The legal foundation for this system is well established. Indian courts have consistently held that publication in the Official Gazette constitutes sufficient notice to bring a law into force. With the shift to the electronic Gazette, this doctrine has been extended into the digital age. The Supreme Court has gone further by holding that the precise time of upload determines enforceability. Once a notification is uploaded and time-stamped, it takes effect immediately. Public awareness is not a legal requirement unless the parent statute specifically demands additional modes of notice.
This doctrine makes administrative sense, but it carries serious democratic consequences. It allows the state to complete its obligation through a technical act, while shifting the entire burden of awareness onto citizens. The law becomes valid instantly, while communication becomes optional. Legality is satisfied; visibility is not.
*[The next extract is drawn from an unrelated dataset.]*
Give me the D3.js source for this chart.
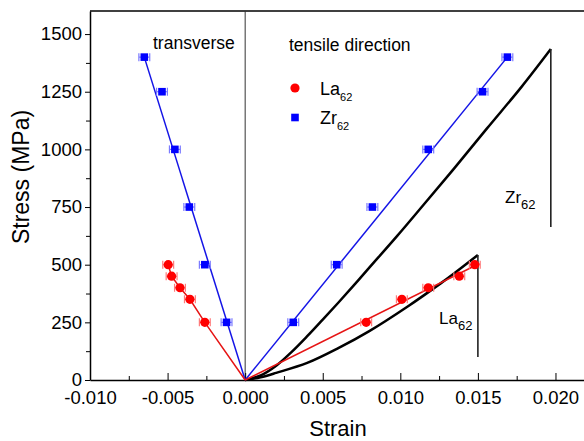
<!DOCTYPE html>
<html>
<head>
<meta charset="utf-8">
<script src="https://cdn.jsdelivr.net/npm/d3@7"></script>
<style>
    body { margin: 0; background: #fff; }
    svg { display: block; font-family: 'Liberation Sans', Arial, sans-serif; }
</style>
</head>
<body>
<svg id="chart" width="584" height="441"></svg>
<script>
// measured points (strain, stress in MPa)
const laTensileStrain = [0.0078, 0.0101, 0.0118, 0.0138, 0.0148]
const laTensileStress = [250, 350, 400, 450, 500]
const laTransStrain = [-0.0026, -0.00356, -0.0042, -0.00474, -0.00496]
const laTransStress = [250, 350, 400, 450, 500]
const zrTensileStrain = [0.0031, 0.0059, 0.0082, 0.0118, 0.0153, 0.0169]
const zrTensileStress = [250, 500, 750, 1000, 1250, 1400]
const zrTransStrain = [-0.0012, -0.0026, -0.0036, -0.00453, -0.00536, -0.0065]
const zrTransStress = [250, 500, 750, 1000, 1250, 1400]
const strainError = 0.00035

// linear fits
const zrTensileFitStrain = [0, 0.0169]
const zrTensileFitStress = [0, 1400]
const laTensileFitStrain = [0, 0.0151]
const laTensileFitStress = [0, 505]
const zrTransFitStrain = [0, -0.0065]
const zrTransFitStress = [0, 1400]

// stress-strain curves
const zrCurveStrain = [0, 0.001, 0.002, 0.003, 0.004, 0.005, 0.006, 0.007, 0.008, 0.0098, 0.0115, 0.0135, 0.0156, 0.0178, 0.0197]
const zrCurveStress = [0, 20, 62, 122, 190, 262, 335, 410, 487, 625, 760, 920, 1092, 1270, 1435]
const zrDropStress = [1435, 663]
const laCurveStrain = [0, 0.001, 0.002, 0.004, 0.006, 0.008, 0.0105, 0.0126, 0.0135, 0.015]
const laCurveStress = [0, 12, 31, 74, 138, 212, 320, 419, 464, 542]
const laDropStress = [542, 100]

const xTicks = [-0.010, -0.005, 0, 0.005, 0.010, 0.015, 0.020]
const xMinorTicks = [-0.0075, -0.0025, 0.0025, 0.0075, 0.0125, 0.0175]
const yTicks = [0, 250, 500, 750, 1000, 1250, 1500]
const yMinorTicks = [125, 375, 625, 875, 1125, 1375]

const zip = (xs, ys) => xs.map((x, i) => [x, ys[i]])

const svg = d3.select('#chart')
const margin = { top: 11, left: 90, bottom: 380 }

const x = d3.scaleLinear().domain([-0.010, 0.022]).range([margin.left, 586.5])
const y = d3.scaleLinear().domain([0, 1600]).range([margin.bottom, margin.top])

const line = d3.line().x(d => x(d[0])).y(d => y(d[1]))
const curve = d3.line().x(d => x(d[0])).y(d => y(d[1])).curve(d3.curveCatmullRom.alpha(0.5))

// frame
svg.append('line')
    .attr('x1', margin.left).attr('x2', 584)
    .attr('y1', margin.top).attr('y2', margin.top)
    .attr('stroke', '#000').attr('stroke-width', 1.6)

svg.append('line')
    .attr('x1', x(0)).attr('x2', x(0))
    .attr('y1', margin.top).attr('y2', margin.bottom)
    .attr('stroke', '#333').attr('stroke-width', 1)

// x axis, ticks point inward
const xAxis = svg.append('g')
    .attr('transform', `translate(0,${margin.bottom})`)
    .call(d3.axisBottom(x).tickValues(xTicks).tickSizeInner(-7).tickSizeOuter(0).tickFormat(d => d.toFixed(3)))
xAxis.selectAll('text').attr('y', 24).attr('dy', 0).style('font-size', '18.5px').attr('fill', '#000')
xAxis.append('g').call(d3.axisBottom(x).tickValues(xMinorTicks).tickSize(-4).tickFormat(''))
xAxis.selectAll('path').attr('stroke-width', 1.5)

const yAxis = svg.append('g')
    .attr('transform', `translate(${margin.left},0)`)
    .call(d3.axisLeft(y).tickValues(yTicks).tickSizeInner(5).tickSizeOuter(0).tickFormat(d3.format('d')))
yAxis.selectAll('text').style('font-size', '18.5px').attr('fill', '#000')
yAxis.append('g').call(d3.axisLeft(y).tickValues(yMinorTicks).tickSize(4).tickFormat(''))
yAxis.selectAll('path').attr('stroke-width', 1.5)
svg.selectAll('.domain').filter(function () { return this.parentNode.parentNode !== svg.node() }).remove()

svg.append('text')
    .attr('transform', `translate(29,177) rotate(-90)`)
    .attr('text-anchor', 'middle')
    .style('font-size', '23px')
    .text('Stress (MPa)')

svg.append('text')
    .attr('x', 338).attr('y', 436)
    .attr('text-anchor', 'middle')
    .style('font-size', '22px')
    .text('Strain')

// black curves and drops
const plot = svg.append('g')
plot.append('path').datum(zip(zrCurveStrain, zrCurveStress))
    .attr('d', curve).attr('fill', 'none').attr('stroke', '#000').attr('stroke-width', 2.5)
plot.append('path').datum(zip(laCurveStrain, laCurveStress))
    .attr('d', curve).attr('fill', 'none').attr('stroke', '#000').attr('stroke-width', 2.5)
plot.append('path').datum(zrDropStress.map(s => [zrCurveStrain[zrCurveStrain.length - 1], s]))
    .attr('d', line).attr('fill', 'none').attr('stroke', '#222').attr('stroke-width', 1.6)
plot.append('path').datum(laDropStress.map(s => [laCurveStrain[laCurveStrain.length - 1], s]))
    .attr('d', line).attr('fill', 'none').attr('stroke', '#222').attr('stroke-width', 1.6)

// fit lines
const fits = [
    { xs: zrTensileFitStrain, ys: zrTensileFitStress, color: '#1414e6' },
    { xs: zrTransFitStrain, ys: zrTransFitStress, color: '#1414e6' },
    { xs: laTensileFitStrain, ys: laTensileFitStress, color: '#e61414' },
    { xs: [0, ...laTransStrain], ys: [0, ...laTransStress], color: '#e61414' }
]
fits.forEach(f => {
    plot.append('path').datum(zip(f.xs, f.ys))
        .attr('d', line).attr('fill', 'none').attr('stroke', f.color).attr('stroke-width', 1.5)
})

// points with horizontal error bars
const drawErrors = (data, color) => {
    const g = plot.append('g').attr('stroke', color).attr('stroke-width', 1.2).attr('fill', 'none')
    data.forEach(d => {
        const x0 = x(d[0] - strainError)
        const x1 = x(d[0] + strainError)
        const yy = y(d[1])
        g.append('line').attr('x1', x0).attr('x2', x1).attr('y1', yy).attr('y2', yy)
        g.append('line').attr('x1', x0).attr('x2', x0).attr('y1', yy - 4).attr('y2', yy + 4)
        g.append('line').attr('x1', x1).attr('x2', x1).attr('y1', yy - 4).attr('y2', yy + 4)
    })
}

const laPoints = [...zip(laTensileStrain, laTensileStress), ...zip(laTransStrain, laTransStress)]
const zrPoints = [...zip(zrTensileStrain, zrTensileStress), ...zip(zrTransStrain, zrTransStress)]

drawErrors(laPoints, '#ff7a7a')
drawErrors(zrPoints, '#7a7aff')

plot.selectAll('circle.la').data(laPoints).join('circle')
    .attr('class', 'la')
    .attr('cx', d => x(d[0])).attr('cy', d => y(d[1])).attr('r', 4.6)
    .attr('fill', '#ff0000')

plot.selectAll('rect.zr').data(zrPoints).join('rect')
    .attr('class', 'zr')
    .attr('x', d => x(d[0]) - 3.8).attr('y', d => y(d[1]) - 3.8)
    .attr('width', 7.6).attr('height', 7.6)
    .attr('fill', '#0000ff')

// texts
svg.append('text').attr('x', 153).attr('y', 49).style('font-size', '17.5px').text('transverse')
svg.append('text').attr('x', 289).attr('y', 51).style('font-size', '17.5px').text('tensile direction')

const subLabel = (px, py, main, sub, size, subSize, shift) => {
    const t = svg.append('text').attr('x', px).attr('y', py).style('font-size', size + 'px')
    t.append('tspan').text(main)
    t.append('tspan').attr('dy', shift).style('font-size', subSize + 'px').text(sub)
}

// legend
svg.append('circle').attr('cx', 295).attr('cy', 88).attr('r', 4.6).attr('fill', '#ff0000')
subLabel(320, 95, 'La', '62', 18, 11, 6)
svg.append('rect').attr('x', 291.2).attr('y', 113.7).attr('width', 7.6).attr('height', 7.6).attr('fill', '#0000ff')
subLabel(320, 124, 'Zr', '62', 18, 11, 6)

// curve annotations
subLabel(505, 203, 'Zr', '62', 17, 13, 6)
subLabel(439, 324, 'La', '62', 17, 13, 6)
</script>
</body>
</html>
The unequal impact of this system becomes obvious when viewed against India’s digital divide. Nearly two-thirds of the population lives in rural areas where internet access is fragile, intermittent, and overwhelmingly mobile-based. High-speed fixed broadband, which allows sustained engagement with government portals and lengthy regulatory documents, remains rare outside urban centres. Even where fiber has reached Gram Panchayat buildings, last-mile usability for ordinary citizens remains limited.
Rural internet use is practical and task-based. People go online to make payments, speak to family, check weather updates, or access essential services. They do not browse ministry websites or monitor regulatory portals. Notifications are usually issued in English, embedded in long PDFs, and scattered across multiple websites. Expecting villagers, farmers, transporters, or small traders to track these silent changes is unrealistic. Yet governance now assumes exactly that.
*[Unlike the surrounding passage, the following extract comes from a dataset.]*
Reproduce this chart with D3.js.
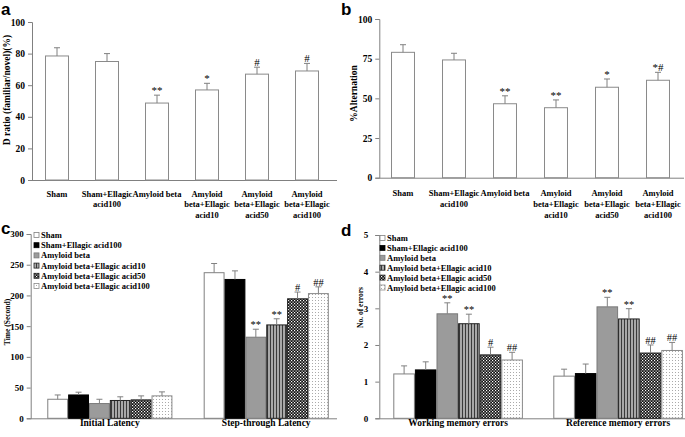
<!DOCTYPE html>
<html><head><meta charset="utf-8">
<script src="https://cdn.jsdelivr.net/npm/d3@7/dist/d3.min.js"></script>
<style>
html,body{margin:0;padding:0;background:#fff;}
svg text{font-family:"Liberation Serif","Times New Roman",serif;font-weight:bold;fill:#000;}
</style></head>
<body><svg id="chart" width="685" height="437"></svg>
<script>
// ---------- DATA ----------
const categoriesAB = ["Sham", "Sham+Ellagic\nacid100", "Amyloid beta", "Amyloid\nbeta+Ellagic\nacid10", "Amyloid\nbeta+Ellagic\nacid50", "Amyloid\nbeta+Ellagic\nacid100"];
const aMeans = [78.5, 75, 48.7, 57, 67, 69];
const aErr = [5.2, 5, 5, 4.2, 4.4, 4.8];
const aSig = ["", "", "**", "*", "#", "#"];
const aTicks = [0, 20, 40, 60, 80, 100];

const bMeans = [79, 74.2, 46.6, 44.1, 57, 61.4];
const bErr = [4.8, 4.2, 5, 4.9, 5.2, 5];
const bSig = ["", "", "**", "**", "*", "*#"];
const bTicks = [0, 25, 50, 75, 100];

const seriesNames = ["Sham", "Sham+Ellagic acid100", "Amyloid beta", "Amyloid beta+Ellagic acid10", "Amyloid beta+Ellagic acid50", "Amyloid beta+Ellagic acid100"];

const cGroups = ["Initial Latency", "Step-through Latency"];
const cMeans = [[31, 237], [38, 226], [24, 132], [29, 152], [30, 194.5], [36.5, 203]];
const cErr = [[7, 15], [4.5, 14], [7, 13], [6, 10], [6.5, 11], [6.5, 11]];
const cSig = [["", ""], ["", ""], ["", "**"], ["", "**"], ["", "#"], ["", "##"]];
const cTicks = [0, 50, 100, 150, 200, 250, 300];

const dGroups = ["Working memory errors", "Reference memory errors"];
const dMeans = [[1.21, 1.15], [1.32, 1.22], [2.85, 3.04], [2.58, 2.71], [1.73, 1.78], [1.59, 1.85]];
const dErr = [[0.22, 0.19], [0.22, 0.26], [0.3, 0.26], [0.26, 0.28], [0.21, 0.22], [0.21, 0.22]];
const dSig = [["", ""], ["", ""], ["**", "**"], ["**", "**"], ["#", "##"], ["##", "##"]];
const dTicks = [0, 1, 2, 3, 4, 5];

// ---------- SETUP ----------
const SERIF = "Liberation Serif, Times New Roman, serif";
const svg = d3.select("#chart");
svg.append("rect").attr("width", 685).attr("height", 437).attr("fill", "#fff");
const defs = svg.append("defs");
const pS = defs.append("pattern").attr("id", "pStripe").attr("width", 3).attr("height", 4).attr("patternUnits", "userSpaceOnUse");
pS.append("rect").attr("width", 3).attr("height", 4).attr("fill", "#a8a8a8");
pS.append("rect").attr("x", 0).attr("width", 1).attr("height", 4).attr("fill", "#3a3a3a");
const pC = defs.append("pattern").attr("id", "pCheck").attr("width", 3).attr("height", 3).attr("patternUnits", "userSpaceOnUse");
pC.append("rect").attr("width", 3).attr("height", 3).attr("fill", "#111");
pC.append("rect").attr("x", 0).attr("y", 0).attr("width", 1.2).attr("height", 1.2).attr("fill", "#fff");
pC.append("rect").attr("x", 1.5).attr("y", 1.5).attr("width", 1.2).attr("height", 1.2).attr("fill", "#fff");
const pD = defs.append("pattern").attr("id", "pDots").attr("width", 3).attr("height", 3).attr("patternUnits", "userSpaceOnUse");
pD.append("rect").attr("width", 3).attr("height", 3).attr("fill", "#fff");
pD.append("rect").attr("width", 1).attr("height", 1).attr("fill", "#aaa");

const fills = ["#fff", "#000", "#9b9b9b", "url(#pStripe)", "url(#pCheck)", "url(#pDots)"];
const strokes = ["#808080", "#000", "#7a7a7a", "#222", "#222", "#8a8a8a"];
const axisCol = "#808080";
const errCol = "#808080";

function yAxis(y, x0, ticks, fontSize, pad) {
  const g = svg.append("g").attr("transform", `translate(${x0},0)`)
    .call(d3.axisLeft(y).tickValues(ticks).tickSize(4).tickPadding(pad).tickFormat(d3.format("d")));
  g.attr("font-family", SERIF).attr("font-weight", "bold");
  g.selectAll("path,line").attr("stroke", axisCol);
  g.selectAll("text").attr("font-family", SERIF).style("font-size", fontSize + "px").style("font-weight", "bold").attr("fill", "#000");
}
function errBar(x, yTop, yErr, sig, sigSize) {
  svg.append("line").attr("x1", x).attr("x2", x).attr("y1", yTop).attr("y2", yErr).attr("stroke", errCol).attr("stroke-width", 1);
  svg.append("line").attr("x1", x - 3).attr("x2", x + 3).attr("y1", yErr).attr("y2", yErr).attr("stroke", errCol).attr("stroke-width", 1);
  if (sig) svg.append("text").attr("x", x).attr("y", yErr - 1).attr("text-anchor", "middle")
    .style("font-size", sigSize + "px").style("font-weight", "normal").attr("fill", "#555").text(sig);
}
function panelLetter(t, x, y) {
  svg.append("text").attr("x", x).attr("y", y).text(t)
    .style("font-family", "Liberation Sans, Arial, sans-serif").style("font-size", "17px").style("font-weight", "bold");
}
function yTitle(t, x, y, size) {
  svg.append("text").attr("transform", `translate(${x},${y}) rotate(-90)`).attr("text-anchor", "middle")
    .attr("dominant-baseline", "central").style("font-size", size + "px").text(t);
}

// ---------- SIMPLE PANELS (a, b) ----------
function simplePanel(o) {
  const y = d3.scaleLinear().domain([0, 100]).range([o.y0, o.y1]);
  const x = d3.scaleBand().domain(categoriesAB).range(o.xr).paddingInner(o.pi).paddingOuter(o.pi / 2);
  yAxis(y, o.axisX, o.ticks, 9.5, 3);
  svg.append("line").attr("x1", o.axisX).attr("x2", o.xEnd).attr("y1", o.y0 + 0.5).attr("y2", o.y0 + 0.5).attr("stroke", axisCol);
  categoriesAB.forEach((c, i) => {
    const bx = x(c), bw = x.bandwidth();
    svg.append("rect").attr("x", bx + 0.5).attr("y", y(o.means[i])).attr("width", bw - 1).attr("height", y(0) - y(o.means[i]))
      .attr("fill", "#fff").attr("stroke", "#8a8a8a").attr("stroke-width", 1);
    errBar(bx + bw / 2, y(o.means[i]), y(o.means[i] + o.err[i]), o.sig[i], 11);
    const lines = c.split("\n");
    lines.forEach((l, k) => {
      svg.append("text").attr("x", bx + bw / 2).attr("y", o.labY + k * 10.8).attr("text-anchor", "middle")
        .style("font-size", "8.5px").text(l);
    });
  });
}
simplePanel({ y0: 180, y1: 22, xr: [32, 332], pi: 0.52, axisX: 32, xEnd: 337, ticks: aTicks, means: aMeans, err: aErr, sig: aSig, labY: 196.5 });
yTitle("D ratio (familiar/novel)(%)", 6.5, 90, 9.5);
panelLetter("a", 1, 15);

simplePanel({ y0: 177.7, y1: 19, xr: [377.5, 683.5], pi: 0.53, axisX: 379.3, xEnd: 684, ticks: bTicks, means: bMeans, err: bErr, sig: bSig, labY: 196 });
yTitle("%Alternation", 353.5, 93.5, 9.5);
panelLetter("b", 341, 15);

// ---------- GROUPED PANELS (c, d) ----------
function groupedPanel(o) {
  const y = d3.scaleLinear().domain([0, o.max]).range([o.y0, o.y1]);
  const x0 = d3.scaleBand().domain(o.groups).range(o.xr).paddingInner(o.pi).paddingOuter(o.po);
  const x1 = d3.scaleBand().domain(d3.range(seriesNames.length)).range([0, x0.bandwidth()]);
  yAxis(y, o.axisX, o.ticks, 9, o.tpad);
  svg.append("line").attr("x1", o.axisX).attr("x2", o.xEnd).attr("y1", o.y0 + 0.5).attr("y2", o.y0 + 0.5).attr("stroke", axisCol);
  o.groups.forEach((g, gi) => {
    seriesNames.forEach((s, si) => {
      const bx = x0(g) + x1(si), bw = x1.bandwidth();
      const v = o.means[si][gi];
      svg.append("rect").attr("x", bx + 0.5).attr("y", y(v)).attr("width", bw - 1).attr("height", y(0) - y(v))
        .attr("fill", fills[si]).attr("stroke", strokes[si]).attr("stroke-width", 1);
    });
    seriesNames.forEach((s, si) => {
      const bx = x0(g) + x1(si), bw = x1.bandwidth();
      const v = o.means[si][gi];
      errBar(bx + bw / 2, y(v), y(v + o.err[si][gi]), o.sig[si][gi], 10.5);
    });
    svg.append("text").attr("x", x0(g) + x0.bandwidth() / 2).attr("y", o.labY).attr("text-anchor", "middle")
      .style("font-size", "9.5px").text(g);
  });
  // legend
  seriesNames.forEach((s, si) => {
    const ly = o.legY + si * o.legStep;
    svg.append("rect").attr("x", o.legX + 0.5).attr("y", ly - 2.5).attr("width", 5).attr("height", 5)
      .attr("fill", fills[si]).attr("stroke", strokes[si]).attr("stroke-width", 0.8);
    svg.append("text").attr("x", o.legX + 7.5).attr("y", ly + 3).style("font-size", "8.5px").text(s);
  });
}
groupedPanel({ groups: cGroups, max: 300, y0: 418.3, y1: 234, xr: [30.7, 345.4], pi: 0.2, po: 0.106, axisX: 30.7, xEnd: 337, tpad: 3,
  ticks: cTicks, means: cMeans, err: cErr, sig: cSig, labY: 426, legX: 33.5, legY: 235, legStep: 10.2 });
yTitle("Time (Second)", 7.5, 322, 7.5);
panelLetter("c", 1, 234);

groupedPanel({ groups: dGroups, max: 5, y0: 418.3, y1: 235, xr: [379.3, 696.9], pi: 0.19, po: 0.0875, axisX: 379.3, xEnd: 685, tpad: 7,
  ticks: dTicks, means: dMeans, err: dErr, sig: dSig, labY: 426, legX: 379.5, legY: 238, legStep: 9.9 });
yTitle("No. of errors", 360.5, 307.5, 7.5);
panelLetter("d", 341, 236);
</script></body></html>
This assumption quietly redistributes risk. The state uploads; the citizen bears the consequence. Large corporations and urban professionals rely on compliance teams and legal alerts. Rural citizens depend on delayed information, word of mouth, or local officials who themselves may not be informed in time. When enforcement begins, ignorance is dismissed as negligence, even though the system was never designed for equal access.
The effects are visible across sectors. Changes in taxation, environmental compliance, transport rules, business licensing, data obligations, and local regulations often surface in rural areas only when notices are issued. By then, the law has already hardened. Appeals become technical. Officials point to timestamps and URLs. The citizen is told the rule was in the public domain. What is never acknowledged is that public domain does not mean public awareness.
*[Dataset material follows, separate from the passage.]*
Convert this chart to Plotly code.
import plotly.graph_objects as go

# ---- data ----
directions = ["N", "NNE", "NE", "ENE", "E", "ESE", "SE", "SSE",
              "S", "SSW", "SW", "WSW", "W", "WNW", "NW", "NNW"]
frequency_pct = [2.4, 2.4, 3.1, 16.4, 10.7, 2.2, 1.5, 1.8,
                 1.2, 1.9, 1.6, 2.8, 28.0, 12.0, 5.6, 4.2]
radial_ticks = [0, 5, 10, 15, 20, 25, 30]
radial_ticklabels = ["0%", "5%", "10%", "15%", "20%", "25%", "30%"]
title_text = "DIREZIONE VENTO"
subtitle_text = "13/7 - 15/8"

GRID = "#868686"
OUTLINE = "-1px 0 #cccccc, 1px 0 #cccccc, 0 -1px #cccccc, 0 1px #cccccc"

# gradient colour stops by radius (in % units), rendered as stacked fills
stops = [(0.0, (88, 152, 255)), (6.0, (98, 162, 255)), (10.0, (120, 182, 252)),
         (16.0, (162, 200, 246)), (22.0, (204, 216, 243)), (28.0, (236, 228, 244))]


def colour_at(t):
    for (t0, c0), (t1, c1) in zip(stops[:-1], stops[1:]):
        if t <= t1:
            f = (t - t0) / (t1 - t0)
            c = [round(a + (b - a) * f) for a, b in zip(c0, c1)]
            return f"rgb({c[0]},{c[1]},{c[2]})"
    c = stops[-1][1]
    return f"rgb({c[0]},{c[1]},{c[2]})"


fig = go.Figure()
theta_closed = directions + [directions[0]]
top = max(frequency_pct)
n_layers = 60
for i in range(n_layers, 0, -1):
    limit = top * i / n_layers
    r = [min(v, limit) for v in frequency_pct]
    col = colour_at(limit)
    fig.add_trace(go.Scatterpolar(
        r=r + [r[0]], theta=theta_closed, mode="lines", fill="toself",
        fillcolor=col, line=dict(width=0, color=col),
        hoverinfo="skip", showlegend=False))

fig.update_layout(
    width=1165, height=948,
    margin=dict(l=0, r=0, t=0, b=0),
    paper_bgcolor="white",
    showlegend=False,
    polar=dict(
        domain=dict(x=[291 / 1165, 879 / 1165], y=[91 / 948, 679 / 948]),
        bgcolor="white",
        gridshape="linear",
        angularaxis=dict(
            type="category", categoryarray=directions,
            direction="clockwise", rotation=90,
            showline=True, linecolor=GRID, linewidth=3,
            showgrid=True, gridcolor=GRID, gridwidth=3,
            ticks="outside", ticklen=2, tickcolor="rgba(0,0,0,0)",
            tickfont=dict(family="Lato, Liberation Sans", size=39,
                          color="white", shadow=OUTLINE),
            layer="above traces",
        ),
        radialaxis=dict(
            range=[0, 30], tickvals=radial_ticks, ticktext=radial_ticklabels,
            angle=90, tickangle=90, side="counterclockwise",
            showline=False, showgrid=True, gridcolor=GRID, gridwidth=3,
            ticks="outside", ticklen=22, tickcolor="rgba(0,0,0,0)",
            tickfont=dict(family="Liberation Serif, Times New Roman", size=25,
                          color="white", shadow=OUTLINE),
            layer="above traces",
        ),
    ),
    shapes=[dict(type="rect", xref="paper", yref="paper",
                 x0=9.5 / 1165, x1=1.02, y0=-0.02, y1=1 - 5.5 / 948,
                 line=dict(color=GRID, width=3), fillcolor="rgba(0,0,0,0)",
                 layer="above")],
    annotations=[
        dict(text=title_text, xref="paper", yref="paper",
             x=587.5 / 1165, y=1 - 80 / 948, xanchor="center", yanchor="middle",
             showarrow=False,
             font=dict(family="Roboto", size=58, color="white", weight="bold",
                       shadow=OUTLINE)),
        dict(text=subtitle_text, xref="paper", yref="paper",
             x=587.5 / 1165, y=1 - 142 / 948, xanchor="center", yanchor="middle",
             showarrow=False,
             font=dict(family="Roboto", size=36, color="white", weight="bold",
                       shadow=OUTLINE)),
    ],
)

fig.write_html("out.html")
This model also removes political cost from governance. Laws that never become news generate no immediate debate. There are no headlines, no parliamentary questions, no televised discussions, and no pressure on ministers to explain decisions. Opposition mobilisation does not happen because no visible issue has formed. By the time the impact reaches the public, the policy is already settled in administrative terms. The moment for scrutiny has passed.
Journalism is structurally sidelined in this process. Newsrooms respond to events. Silent uploads across hundreds of portals do not trigger coverage. Reporters arrive later, explaining penalties and disputes after harm has occurred, rather than questioning policy design before enforcement. The watchdog role is weakened not by choice, but by design.